- Потрясающе!- воскликнул я.- Он открыл глаза и?..
- И я их закрыл. Эти точки, Стрелец, Рак, Весы, Водолей - окна в мир. Через них мы связаны с Небом. Глаз, лицо, ухо, кисть, стопа...
- Я все это знаю, - сказал я.
- Все? Мне понадобились годы...
- Мы тоже дурака не валяли, - сказал я.
- Они - как ставни на окнах: можно дать свет, а можно не дать.
- И никаких следов?
- Никаких. Если надо, я надеваю свои очки и вижу их даже на телеэкране.
- Это ново!
- Кnow how.
- И можно, лишь глядя на телеэкран, убить человека?..- спросил я.
- И нельзя предъявить обвинение! - сказал он. - Смерть приписывают магнитным бурям, чрезмерной активности солнца или полной луне, а то и параду планет.
Это был рассказ человека, не знавшего сомнений.
Юра был похож на сказочника, решившего меня радовать и развлекать. И я заглотил брошенный мне крючок.
- Но его, твою знаменитость, можно было и оживить?
- Как Лазаря.
Для меня это было откровением. Юра в роли Иисуса мне не был знаком. Я смотрел на него, как на Бога, а он всецело находился во власти собственного величия. Да, это было величественно, и спорить с этим не имело никакого смысла. В этом было его счастье! Не понимаю, зачем я задал совсем дурацкий вопрос:
- И ты потом многократно это проверил?
- Что?
- Что мог оживить?
Юра не ответил, считая мой вопрос некорректным. Он увидел мое замешательство, и мне показалось, что глаза его даже за темными стеклами очков победительно засияли. Было ясно, что он вернул себе положение чудотворца.
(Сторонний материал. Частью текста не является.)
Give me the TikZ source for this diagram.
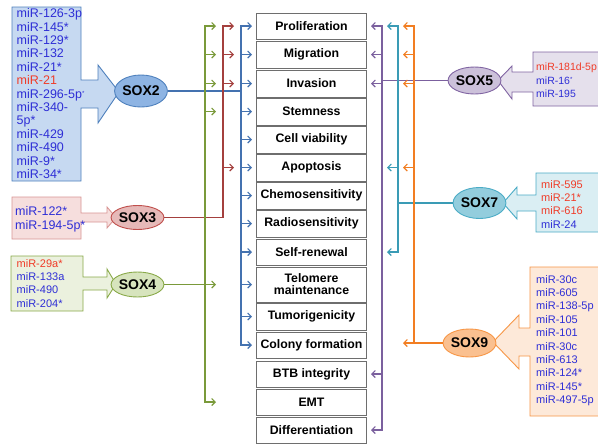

- Слушай, а зачем тебе все это? - спросил я.
Он расхохотался мне в глаза. А потом произнес спокойно:
- Я так юн и еще так любопытен!
За окном послышались крики, затем смех. Когда стало тихо, я сказал:
- Ты, наверное, очень одинок.
- Только среди людей.
Так мог утверждать только тот, кто считал себя единственной и последней инстанцией в вопросах жизни и смерти. Мир людей, по всей видимости, стал для него обузой. У меня появились веские основания утверждать это.
- Сегодня, - сказал я, - один уже в поле не воин. Нужен крепкий кулак, команда...
- Рабов...
- Нет, - возразил я, - не рабов, а единомышленников, если хочешь - друзей.
Пришла в голову мысль, что он начисто лишен чувства человеколюбия. И у меня пропало желание отстаивать вескость своих подозрений.
- Как только ты окружаешь себя рабами, тут же сам лишаешься свободы.
С этим я не мог не согласиться.
- У тебя нимб, как у Иисуса Христа.
- Да, - сказал он просто, - я как раз помолился.
Я остановился, взял его за рукав и посмотрел на него.
- Да, - сказал он еще раз и кивнул головой.- Это ничего не значит. Мы меняемся к лучшему, и бывают мгновения, когда ты свят, как Иисус, но лишь мгновения. Большей же частью мы язычники, дикари, и поэтому наша аура напоминает зубчатое колесо, шестеренку, с выбитыми жизнью зубами. Дефект или дефицит... В медицине это назвали бы дефектом ткани? Задача состоит в том, чтобы постоянно избавляться от этих дефектов, лечить их, заполняя пробоины зла добрыми делами и светом, если хочешь - святостью. Латать эти дыры несовершенства. И еще очень важно, чтобы нимб этот оказался не слишком тяжел для твоей головы.
Юра не без гордости, с блеском в глазах и открытой готовностью не упустить ни одной мелочи, стал рассказывать о своих достижениях. Теперь он начал с той самой минуты, когда мы расстались на перроне вокзала, где я обещал ему позвонить, как только устроюсь в Москве и не позвонил, а он ждал, он связывал со мной большие надежды, ведь у нас были общие планы, такие планы, но потом все как-то замерло, просто рухнуло...
- Извини, - сказал я, - но...
- Что ты, брось.
Многое из того, о чем он говорил, я уже знал, но мне нельзя было напоминать ему об этом: он слишком долго ждал такого слушателя, кому мог бы, не опасаясь быть непонятым, не таясь и с мельчайшими подробностями выскрести из себя и разложить на крахмальной скатерти все то, что долгие годы одиночества хранилось в его голове, переполняло все внутренности, въелось в кости и шершавой коркой накипи отложилось на стенках даже самых тончайших сосудов. Он был набит этими знаниями, как сундук бриллиантами. Набит, натоптан, напрессован и заперт. Он был как неразорвавшийся артиллерийский снаряд, ждущий своего часа.